Em entrevista ao Aos Fatos, o representante do Comitê de Enfrentamento à Violência Sexual contra a Criança e o Adolescente do Pará, Diego Martins, afirmou que as publicações transmitem uma imagem equivocada dos moradores da região, “como se, de certo modo, todas as crianças do Marajó fossem abusadas e todas as famílias fossem coniventes. Mas é uma parcela pequena da população que se envolve nessas situações”.
Luciana Temer também ressaltou que a divulgação da região do Marajó como um local de exploração sexual infantil pode invisibilizar o combate a essa violência em outras regiões do país.
“A pessoa que está sentada no sofá de casa em São Paulo, olha e fala: ‘Ah, que coisa horrível que acontece lá’ — e não consegue ter a dimensão de que também acontece aqui, do lado dela”, disse a presidente do Instituto Liberta ao Aos Fatos. “O grande problema é se enfrentar essa violência no Marajó, como em todo o Brasil.”
Os especialistas recomendam que antes de compartilhar qualquer conteúdo sobre abuso infantil que cite a região, é importante verificar o que dizem institutos locais que atuam especificamente no fortalecimento institucional e na promoção de direitos humanos. Martins aponta como exemplos o Comitê de Enfrentamento à Violência Sexual contra a Criança e o Adolescente do Estado do Pará, o Instituto Dom Azcona e o Instituto Âncora Marajó.
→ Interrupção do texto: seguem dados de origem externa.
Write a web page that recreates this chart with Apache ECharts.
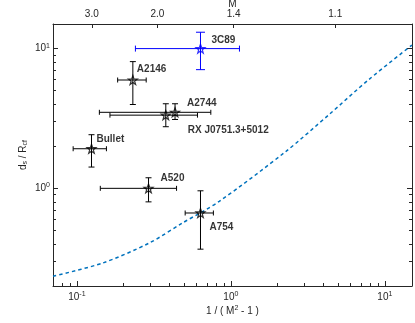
<!DOCTYPE html>
<html>
<head>
<meta charset="utf-8">
<script src="https://cdn.jsdelivr.net/npm/echarts@6/dist/echarts.min.js"></script>
<style>
  html, body { margin: 0; padding: 0; background: #fff; }
  #chart { width: 415px; height: 323px; }
</style>
</head>
<body>
<div id="chart"></div>
<script>
// shock stand-off distance over cold front radius, per cluster
const clusterNames = ['3C89', 'A2146', 'A2744', 'RX J0751.3+5012', 'Bullet', 'A520', 'A754'];
const invMach = [0.635, 0.231, 0.434, 0.378, 0.1245, 0.292, 0.635];
const invMachLow = [0.240, 0.184, 0.140, 0.164, 0.0946, 0.142, 0.505];
const invMachHigh = [1.137, 0.282, 0.741, 0.607, 0.1556, 0.444, 0.770];
const ratio = [10.0, 5.96, 3.50, 3.34, 1.92, 1.00, 0.666];
const ratioLow = [7.07, 3.98, 3.11, 2.76, 1.42, 0.80, 0.367];
const ratioHigh = [13.1, 8.07, 4.03, 4.03, 2.42, 1.19, 0.96];

// model curve (dashed)
const modelX = [0.07, 0.147, 0.295, 0.485, 0.84, 2.28, 4.35, 7.9, 15];
const modelY = [0.235, 0.292, 0.406, 0.565, 0.807, 1.84, 3.38, 6.03, 10.6];

// ticks
const xMajorTicks = [0.1, 1, 10];
const xMinorTicks = [0.08, 0.09, 0.2, 0.3, 0.4, 0.5, 0.6, 0.7, 0.8, 0.9, 2, 3, 4, 5, 6, 7, 8, 9];
const yMajorTicks = [1, 10];
const yMinorTicks = [0.3, 0.4, 0.5, 0.6, 0.7, 0.8, 0.9, 2, 3, 4, 5, 6, 7, 8, 9];
const machTicks = [3.0, 2.0, 1.4, 1.1];

// styles
const pointColors = ['#0000ff', '#000', '#000', '#000', '#000', '#000', '#000'];
const labelOffsets = [[11, -8], [4, -11], [12, -9], [22, 15], [5, -9], [12, -10], [9, 14]];
const axisColor = '#262626';
const fontFamily = '"Liberation Sans", Arial, Helvetica, sans-serif';
const starPath = 'path://M0,-10 L2.35,-3.24 L9.51,-3.09 L3.8,1.24 L5.88,8.09 L0,4 L-5.88,8.09 L-3.8,1.24 L-9.51,-3.09 L-2.35,-3.24 Z';

const X_MIN = 0.07, X_MAX = 15, Y_MIN = 0.2, Y_MAX = 15;

const machTickValues = machTicks.map((m) => 1 / (m * m - 1));

let chart = echarts.init(document.getElementById('chart'));

const supRich = {
    sup: { fontSize: 7, fontFamily, color: axisColor, padding: [0, 0, 6, 0] },
};
const subRich = {
    sub: { fontSize: 7, fontFamily, color: axisColor, padding: [5, 0, 0, 0] },
};

function powerLabel(v) {
    return '10{sup|' + Math.round(Math.log10(v)) + '}';
}

function baseAxis(min, max, extra) {
    return Object.assign(
        {
            type: 'log',
            logBase: 10,
            min,
            max,
            splitLine: { show: false },
            axisLine: { show: false },
            axisTick: { show: false },
            axisLabel: { show: false },
        },
        extra
    );
}

function tickSet(values, length) {
    return {
        show: true,
        inside: true,
        length,
        customValues: values,
        lineStyle: { color: axisColor, width: 1 },
    };
}

const lineStyle = { show: true, onZero: false, lineStyle: { color: axisColor, width: 1 } };

function renderErrorBar(params, api) {
    const x = api.value(0);
    const y = api.value(1);
    const left = api.coord([api.value(2), y]);
    const right = api.coord([api.value(3), y]);
    const bottom = api.coord([x, api.value(4)]);
    const top = api.coord([x, api.value(5)]);
    const color = pointColors[params.dataIndex];
    const capX = color === '#000' ? 2.5 : 3;
    const capY = color === '#000' ? 3 : 4.5;
    const style = { stroke: color, lineWidth: 1, fill: null };
    const seg = (x1, y1, x2, y2) => ({ type: 'line', shape: { x1, y1, x2, y2 }, style });
    return {
        type: 'group',
        children: [
            seg(left[0], left[1], right[0], right[1]),
            seg(left[0], left[1] - capX, left[0], left[1] + capX),
            seg(right[0], right[1] - capX, right[0], right[1] + capX),
            seg(top[0], top[1], bottom[0], bottom[1]),
            seg(top[0] - capY, top[1], top[0] + capY, top[1]),
            seg(bottom[0] - capY, bottom[1], bottom[0] + capY, bottom[1]),
        ],
    };
}

let option = {
    animation: false,
    backgroundColor: '#fff',
    grid: { left: 53, right: 3, top: 24, bottom: 37, outerBoundsMode: 'none' },
    xAxis: [
        baseAxis(X_MIN, X_MAX, {
            position: 'bottom',
            axisLine: lineStyle,
            axisTick: tickSet(xMajorTicks, 5),
            axisLabel: {
                show: true,
                customValues: xMajorTicks,
                margin: 5,
                fontSize: 10,
                fontFamily,
                color: axisColor,
                formatter: powerLabel,
                rich: supRich,
            },
            name: '1 / ( M{sup|2} - 1 )',
            nameLocation: 'middle',
            nameGap: 19,
            nameMoveOverlap: false,
            nameTextStyle: { fontSize: 10, fontFamily, color: axisColor, rich: supRich },
        }),
        baseAxis(X_MIN, X_MAX, { position: 'bottom', axisTick: tickSet(xMinorTicks, 3) }),
        baseAxis(X_MIN, X_MAX, {
            position: 'top',
            axisLine: lineStyle,
            axisTick: tickSet(machTickValues, 4),
            axisLabel: {
                show: true,
                customValues: machTickValues,
                margin: 5,
                fontSize: 10,
                fontFamily,
                color: axisColor,
                formatter: (v) => Math.sqrt(1 + 1 / v).toFixed(1),
            },
            name: 'M',
            nameLocation: 'middle',
            nameGap: 15,
            nameMoveOverlap: false,
            nameTextStyle: { fontSize: 10, fontFamily, color: axisColor },
        }),
    ],
    yAxis: [
        baseAxis(Y_MIN, Y_MAX, {
            position: 'left',
            axisLine: lineStyle,
            axisTick: tickSet(yMajorTicks, 5),
            axisLabel: {
                show: true,
                customValues: yMajorTicks,
                margin: 3,
                fontSize: 10,
                fontFamily,
                color: axisColor,
                formatter: powerLabel,
                rich: supRich,
            },
            name: 'd{sub|s} / R{sub|cf}',
            nameLocation: 'middle',
            nameGap: 24,
            nameMoveOverlap: false,
            nameTextStyle: { fontSize: 10, fontFamily, color: axisColor, rich: subRich },
        }),
        baseAxis(Y_MIN, Y_MAX, { position: 'left', axisTick: tickSet(yMinorTicks, 3) }),
        baseAxis(Y_MIN, Y_MAX, {
            position: 'right',
            axisLine: lineStyle,
            axisTick: tickSet(yMajorTicks, 5),
        }),
        baseAxis(Y_MIN, Y_MAX, { position: 'right', axisTick: tickSet(yMinorTicks, 3) }),
    ],
    series: [
        {
            name: 'model',
            type: 'line',
            xAxisIndex: 0,
            yAxisIndex: 0,
            data: modelX.map((x, i) => [x, modelY[i]]),
            showSymbol: false,
            smooth: 0.3,
            z: 1,
            lineStyle: { color: '#0072BD', width: 1.5, type: [3.5, 3] },
        },
        {
            name: 'errors',
            type: 'custom',
            xAxisIndex: 0,
            yAxisIndex: 0,
            renderItem: renderErrorBar,
            encode: { x: 0, y: 1 },
            z: 2,
            data: clusterNames.map((n, i) => [
                invMach[i],
                ratio[i],
                invMachLow[i],
                invMachHigh[i],
                ratioLow[i],
                ratioHigh[i],
            ]),
        },
        {
            name: 'clusters',
            type: 'scatter',
            xAxisIndex: 0,
            yAxisIndex: 0,
            symbol: starPath,
            symbolSize: 9,
            z: 3,
            data: clusterNames.map((n, i) => ({
                name: n,
                value: [invMach[i], ratio[i]],
                itemStyle: { color: 'rgba(0,0,0,0)', borderColor: pointColors[i], borderWidth: 1.2 },
                label: { offset: labelOffsets[i] },
            })),
            label: {
                show: true,
                position: 'inside',
                align: 'left',
                verticalAlign: 'middle',
                formatter: '{b}',
                fontSize: 10,
                fontWeight: 'bold',
                fontFamily,
                color: '#000',
            },
        },
    ],
};
chart.setOption(option);
</script>
</body>
</html>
Outras fontes confiáveis, mas que não atuam diretamente na região, segundo Luciana Temer, são o Instituto Liberta e o Childhood Brasil.
Em nota, o MP-PA também lembrou que “discussões que enfatizem a violência sexual sem estudos e dados oficiais e sem propósito de efetivar políticas necessárias ou, pelo menos, a apuração de casos concretos em nada contribuem para mudar a realidade social tão sofrida da população marajoara”.
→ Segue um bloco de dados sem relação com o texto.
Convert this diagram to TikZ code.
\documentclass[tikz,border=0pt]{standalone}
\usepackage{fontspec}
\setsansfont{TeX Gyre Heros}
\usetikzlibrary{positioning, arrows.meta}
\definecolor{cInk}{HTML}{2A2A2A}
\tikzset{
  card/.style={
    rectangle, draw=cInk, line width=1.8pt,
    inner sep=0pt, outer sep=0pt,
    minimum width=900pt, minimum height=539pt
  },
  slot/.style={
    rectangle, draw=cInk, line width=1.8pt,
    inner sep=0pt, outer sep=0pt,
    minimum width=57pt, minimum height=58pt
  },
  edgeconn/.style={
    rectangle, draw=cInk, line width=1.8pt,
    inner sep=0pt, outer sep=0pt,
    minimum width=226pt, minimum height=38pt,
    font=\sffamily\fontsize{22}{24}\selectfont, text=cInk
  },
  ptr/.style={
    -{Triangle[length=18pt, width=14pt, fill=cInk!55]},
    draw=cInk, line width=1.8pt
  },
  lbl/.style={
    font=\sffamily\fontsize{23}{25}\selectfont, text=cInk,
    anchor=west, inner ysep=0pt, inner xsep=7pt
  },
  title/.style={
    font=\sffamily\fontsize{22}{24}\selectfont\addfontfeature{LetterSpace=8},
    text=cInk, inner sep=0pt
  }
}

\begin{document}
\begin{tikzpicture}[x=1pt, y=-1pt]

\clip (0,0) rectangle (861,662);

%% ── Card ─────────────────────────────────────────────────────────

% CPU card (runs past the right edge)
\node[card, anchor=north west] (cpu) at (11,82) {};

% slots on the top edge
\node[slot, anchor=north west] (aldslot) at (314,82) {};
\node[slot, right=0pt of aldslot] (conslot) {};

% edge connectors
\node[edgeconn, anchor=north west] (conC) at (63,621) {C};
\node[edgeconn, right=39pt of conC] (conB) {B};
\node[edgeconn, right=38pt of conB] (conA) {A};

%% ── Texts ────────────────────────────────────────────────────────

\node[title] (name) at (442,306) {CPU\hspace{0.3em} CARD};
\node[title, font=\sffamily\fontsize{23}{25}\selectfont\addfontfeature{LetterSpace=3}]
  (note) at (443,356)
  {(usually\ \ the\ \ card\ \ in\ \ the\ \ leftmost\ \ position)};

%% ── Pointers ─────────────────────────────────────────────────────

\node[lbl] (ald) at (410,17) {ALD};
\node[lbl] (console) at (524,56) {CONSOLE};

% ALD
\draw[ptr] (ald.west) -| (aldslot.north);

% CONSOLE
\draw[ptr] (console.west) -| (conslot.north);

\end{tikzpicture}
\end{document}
O órgão indica que as denúncias sobre violências cometidas contra crianças e adolescentes sejam realizadas por meio dos seguintes canais:
- Disque 100, do Ministério dos Direitos Humanos e da Cidadania: destinado a receber demandas relativas a violações de direitos humanos, especialmente as que atingem populações em situação de vulnerabilidade social.
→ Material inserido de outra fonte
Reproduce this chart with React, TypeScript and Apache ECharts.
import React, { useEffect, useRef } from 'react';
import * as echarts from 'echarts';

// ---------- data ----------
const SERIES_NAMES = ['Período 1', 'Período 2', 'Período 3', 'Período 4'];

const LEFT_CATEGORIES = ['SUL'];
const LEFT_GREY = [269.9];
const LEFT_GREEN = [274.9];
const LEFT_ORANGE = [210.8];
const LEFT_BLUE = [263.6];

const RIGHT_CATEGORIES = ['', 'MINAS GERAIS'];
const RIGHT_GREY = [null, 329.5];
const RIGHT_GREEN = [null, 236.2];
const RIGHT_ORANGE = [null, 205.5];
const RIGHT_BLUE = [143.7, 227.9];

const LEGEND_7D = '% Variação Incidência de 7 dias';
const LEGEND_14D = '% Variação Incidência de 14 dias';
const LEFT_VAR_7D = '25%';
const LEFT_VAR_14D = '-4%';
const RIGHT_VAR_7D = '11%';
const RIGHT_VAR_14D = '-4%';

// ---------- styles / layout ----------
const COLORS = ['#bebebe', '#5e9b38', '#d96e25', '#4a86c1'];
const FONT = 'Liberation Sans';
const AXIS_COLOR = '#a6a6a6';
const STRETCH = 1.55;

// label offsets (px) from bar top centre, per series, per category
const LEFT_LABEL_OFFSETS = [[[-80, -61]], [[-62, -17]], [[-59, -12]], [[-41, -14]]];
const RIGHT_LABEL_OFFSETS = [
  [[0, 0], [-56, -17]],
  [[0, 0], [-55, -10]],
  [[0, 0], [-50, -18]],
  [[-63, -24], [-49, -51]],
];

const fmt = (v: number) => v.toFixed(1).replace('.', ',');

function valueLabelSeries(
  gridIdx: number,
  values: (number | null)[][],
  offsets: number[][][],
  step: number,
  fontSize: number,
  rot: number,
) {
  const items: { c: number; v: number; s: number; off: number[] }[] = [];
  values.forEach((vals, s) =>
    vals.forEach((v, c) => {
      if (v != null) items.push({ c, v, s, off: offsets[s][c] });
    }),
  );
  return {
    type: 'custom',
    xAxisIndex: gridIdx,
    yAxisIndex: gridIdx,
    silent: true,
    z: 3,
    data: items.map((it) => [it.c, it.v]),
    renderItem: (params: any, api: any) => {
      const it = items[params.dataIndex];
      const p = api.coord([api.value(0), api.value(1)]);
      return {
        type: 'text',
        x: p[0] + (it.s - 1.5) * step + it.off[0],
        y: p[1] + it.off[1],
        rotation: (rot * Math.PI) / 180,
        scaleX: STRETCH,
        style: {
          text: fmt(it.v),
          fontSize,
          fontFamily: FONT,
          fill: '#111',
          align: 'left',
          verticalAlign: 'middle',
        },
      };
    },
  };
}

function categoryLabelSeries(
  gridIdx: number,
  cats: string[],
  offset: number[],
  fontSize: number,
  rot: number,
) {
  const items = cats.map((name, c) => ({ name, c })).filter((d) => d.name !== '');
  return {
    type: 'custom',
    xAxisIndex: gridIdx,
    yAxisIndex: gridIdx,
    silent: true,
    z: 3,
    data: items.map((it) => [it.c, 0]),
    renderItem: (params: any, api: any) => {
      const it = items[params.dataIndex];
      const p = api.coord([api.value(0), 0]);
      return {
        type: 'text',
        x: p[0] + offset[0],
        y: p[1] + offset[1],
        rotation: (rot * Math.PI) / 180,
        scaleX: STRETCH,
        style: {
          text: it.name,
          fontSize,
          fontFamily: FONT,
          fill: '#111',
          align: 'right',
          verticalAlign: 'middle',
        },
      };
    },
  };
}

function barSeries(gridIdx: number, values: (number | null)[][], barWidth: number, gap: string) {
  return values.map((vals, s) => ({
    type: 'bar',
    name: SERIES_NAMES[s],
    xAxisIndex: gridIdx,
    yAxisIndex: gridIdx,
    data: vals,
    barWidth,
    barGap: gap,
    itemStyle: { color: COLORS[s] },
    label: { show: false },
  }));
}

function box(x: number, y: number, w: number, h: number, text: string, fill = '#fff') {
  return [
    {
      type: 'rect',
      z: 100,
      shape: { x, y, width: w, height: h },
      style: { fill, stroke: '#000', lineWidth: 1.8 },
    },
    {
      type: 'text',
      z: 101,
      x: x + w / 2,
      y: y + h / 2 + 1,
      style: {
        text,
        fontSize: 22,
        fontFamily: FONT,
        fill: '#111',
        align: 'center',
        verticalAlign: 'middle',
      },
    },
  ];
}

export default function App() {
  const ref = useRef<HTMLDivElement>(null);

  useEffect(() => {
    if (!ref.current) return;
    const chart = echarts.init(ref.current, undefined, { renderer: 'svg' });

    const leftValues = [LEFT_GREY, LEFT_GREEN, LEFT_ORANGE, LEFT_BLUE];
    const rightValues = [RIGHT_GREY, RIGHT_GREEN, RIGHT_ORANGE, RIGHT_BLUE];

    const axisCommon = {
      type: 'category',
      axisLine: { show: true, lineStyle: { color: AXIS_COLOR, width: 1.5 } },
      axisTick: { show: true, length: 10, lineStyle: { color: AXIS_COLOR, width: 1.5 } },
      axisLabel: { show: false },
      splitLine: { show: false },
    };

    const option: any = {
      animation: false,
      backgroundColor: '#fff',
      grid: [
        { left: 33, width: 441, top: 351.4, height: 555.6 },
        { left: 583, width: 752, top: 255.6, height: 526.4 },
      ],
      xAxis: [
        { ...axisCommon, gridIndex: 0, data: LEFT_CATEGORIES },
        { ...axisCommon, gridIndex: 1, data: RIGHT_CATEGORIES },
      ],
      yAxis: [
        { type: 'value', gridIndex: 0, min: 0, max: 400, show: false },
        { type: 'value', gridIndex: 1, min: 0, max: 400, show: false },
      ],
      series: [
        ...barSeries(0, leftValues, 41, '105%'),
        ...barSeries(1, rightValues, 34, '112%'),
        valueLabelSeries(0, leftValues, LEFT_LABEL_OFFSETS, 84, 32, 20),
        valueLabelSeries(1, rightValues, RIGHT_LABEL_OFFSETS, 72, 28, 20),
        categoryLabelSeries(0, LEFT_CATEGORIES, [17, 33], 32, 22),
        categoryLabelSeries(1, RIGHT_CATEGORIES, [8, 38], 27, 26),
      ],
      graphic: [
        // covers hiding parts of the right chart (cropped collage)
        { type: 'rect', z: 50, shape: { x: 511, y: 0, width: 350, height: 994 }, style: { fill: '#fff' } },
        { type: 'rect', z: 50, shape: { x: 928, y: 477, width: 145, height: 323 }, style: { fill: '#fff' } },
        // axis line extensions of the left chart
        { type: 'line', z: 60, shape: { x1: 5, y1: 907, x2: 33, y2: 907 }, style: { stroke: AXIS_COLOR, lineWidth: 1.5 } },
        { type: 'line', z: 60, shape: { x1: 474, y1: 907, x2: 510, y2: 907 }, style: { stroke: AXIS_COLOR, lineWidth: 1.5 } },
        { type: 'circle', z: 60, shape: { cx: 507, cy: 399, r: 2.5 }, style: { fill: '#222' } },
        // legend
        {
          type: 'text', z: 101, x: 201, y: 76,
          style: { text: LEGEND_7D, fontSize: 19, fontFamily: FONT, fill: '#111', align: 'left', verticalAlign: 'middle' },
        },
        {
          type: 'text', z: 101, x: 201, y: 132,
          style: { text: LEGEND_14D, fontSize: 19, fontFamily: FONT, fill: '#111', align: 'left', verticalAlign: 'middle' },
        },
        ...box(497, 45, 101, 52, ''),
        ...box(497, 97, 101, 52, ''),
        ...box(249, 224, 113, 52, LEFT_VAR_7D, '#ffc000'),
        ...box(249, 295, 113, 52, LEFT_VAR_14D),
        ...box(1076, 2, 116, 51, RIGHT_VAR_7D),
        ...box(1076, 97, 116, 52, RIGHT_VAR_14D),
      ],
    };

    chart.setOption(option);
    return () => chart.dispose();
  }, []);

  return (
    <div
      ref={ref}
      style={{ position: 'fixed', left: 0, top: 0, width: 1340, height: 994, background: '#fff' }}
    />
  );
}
- Disque 180, do Ministério dos Direitos Humanos e da Cidadania: além de receber denúncias de violações contra as mulheres, encaminha os relatos aos órgãos competentes e monitora o andamento dos processos;
- Disque Denúncia 181, da Polícia Militar do Pará: recebe denúncias diversas, que são tratadas em sigilo;
- Disque-Denúncia no Whatsapp (91) 98115-9181, da Polícia Militar do Pará, que também garante o sigilo das denúncias;
- Emergência 190: para acionar o Ciop (Centro Integrado de Operações) da Região Metropolitana de Belém ou o Niop (Núcleo Integrado de Operações), no interior do Estado.